Original Michael Cheng    Jan 26, 2017 6:48 AM PT
Tata Elxsi to Test Driverless Vehicles in India

The roads of India have a bone-chilling reputation for being one of the most dangerous places to drive in the world. According to NDTV, a staggering 1.3 million local residents were killed in car accidents in 2013. The Times of India reported similar statistics, citing over 400 road deaths occur per day in India (that's one person every 3.6 minutes). 

This devastating trend suggests self-driving cars could help curtail car accidents in the country. However, there's a huge twist to this solution - most companies developing driverless platforms, including Uber, have shunned the idea of deploying pilot programs in the area, due to the overwhelming challenges of navigating the country's busy, crowded streets.

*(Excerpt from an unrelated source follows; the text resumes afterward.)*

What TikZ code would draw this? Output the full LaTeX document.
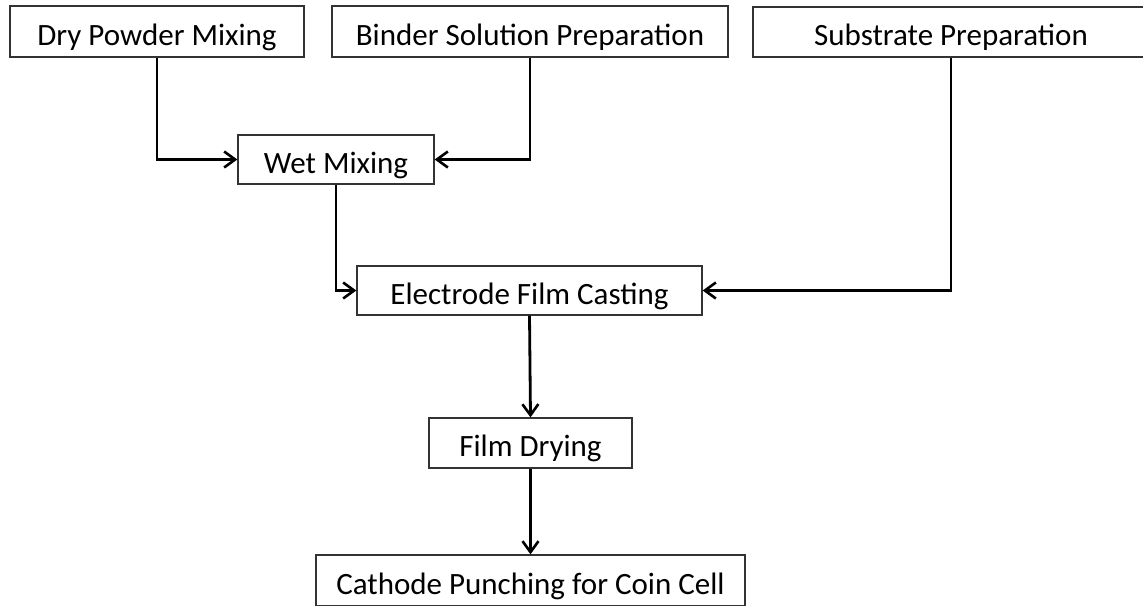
\documentclass[tikz,border=0pt]{standalone}
\usepackage{fontspec}
\setmainfont{Carlito}
\usetikzlibrary{arrows.meta}

\tikzset{
  stepbox/.style={draw=black!80, line width=1.3pt, rectangle, inner sep=0pt,
    text height=27pt, text depth=0pt, font=\fontsize{31}{37}\selectfont},
  flow/.style={draw=black, line width=2.8pt,
    -{Straight Barb[length=11pt,width=16pt,line width=2.6pt]}},
}

\begin{document}
\begin{tikzpicture}[x=1pt,y=-1pt]
  \clip (0,0) rectangle (1143,605);
  \fill[white] (0,0) rectangle (1143,605);

  % top row of preparation steps
  \node[stepbox, minimum width=294pt, minimum height=51pt] (dry) at (157,31.5) {Dry Powder Mixing};
  \node[stepbox, minimum width=396pt, minimum height=51pt] (binder) at (530,31.5) {Binder Solution Preparation};
  \node[stepbox, minimum width=396pt, minimum height=50pt] (substrate) at (951,32) {Substrate Preparation};

  % processing chain
  \node[stepbox, minimum width=196pt, minimum height=49pt] (wet) at (336,159.5) {Wet Mixing};
  \node[stepbox, minimum width=345pt, minimum height=49pt] (cast) at (529.5,290.5) {Electrode Film Casting};
  \node[stepbox, minimum width=203pt, minimum height=50pt] (dryfilm) at (530.5,443) {Film Drying};
  \node[stepbox, minimum width=429pt, minimum height=51pt] (punch) at (530.5,580.5) {Cathode Punching for Coin Cell};

  % connectors
  \draw[flow] (dry.south) |- (wet.west);
  \draw[flow] (binder.south) |- (wet.east);
  \draw[flow] (wet.south) |- (cast.west);
  \draw[flow] (substrate.south) |- (cast.east);
  \draw[flow] (cast.south) -- (dryfilm.north);
  \draw[flow] (dryfilm.south) -- (punch.north);
\end{tikzpicture}
\end{document}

During an interview with NDTV, Uber CEO Travis Kalanick explained that mature, AI-powered autonomous driving systems are required to tackle the streets of India.

In another big twist, a local automaker recently announced it is ready to take on the challenge of taming the country's hazardous roads with self-driving technology: Tata Elxsi.


Seeking Permission 

The local Indian design firm, which is under billion-dollar conglomerate Tata Group, has everything it needs to succeed in a location it knows very well. With virtually "unlimited" resources and robust automotive research teams, the publicly-trading business has asked permission from the government to test its fleet of self-driving cars in the streets of Bangalore, where it is also currently based. Like other driverless prototypes, the vehicles will be equipped with ultrasonic sensors, LIDAR components and stereoscopic cameras. For now, Tata Elxsi does not intend on launching a fully autonomous car for public consumption. It claims it is only testing the technology for research purposes.

"I don't think for a country like India you are gonna see, as Travis said, completely automated cars. But just like technology assisting humans, we make cars over time so that they are safer, the driving experience is comfortable, and people's quality of life improves and overall society improves because the cars are shared better," said Google CEO Sundar Pichai.

 V2X PR.jpg

Closed-Door Testing

The company will not be creating a self-driving car from scratch. Instead, it will build on existing sedans, provided by Tata Motors (also under Tata Group and owner of Jaguar Land Rover). Tata Elxsi is no stranger to autonomous driving technology. Three years ago, while other automakers were still contemplating on entering the nascent sector, the business was already testing a modified Tata Motors Zest sedan on programmed routes. Over 100 employees rode in the vessel during the successful pilot program.

Furthermore, Tata Elxsi, through a partnership with Spirent, has launched a scalable vehicle-to-everything (V2X) test system designed for automotive application benchmarking in various parts of the developmental cycle, including pre-production. The China Academy of Information and Communications Technology (CAICT) in Beijing is one of the first groups to adopt the V2X testing platform.

"With China being the largest automotive market in the world, this latest win with CAICT in China is significant for us and automotive companies targeting this market," highlighted Nitin Pai, senior vice president of marketing, Tata Elxsi.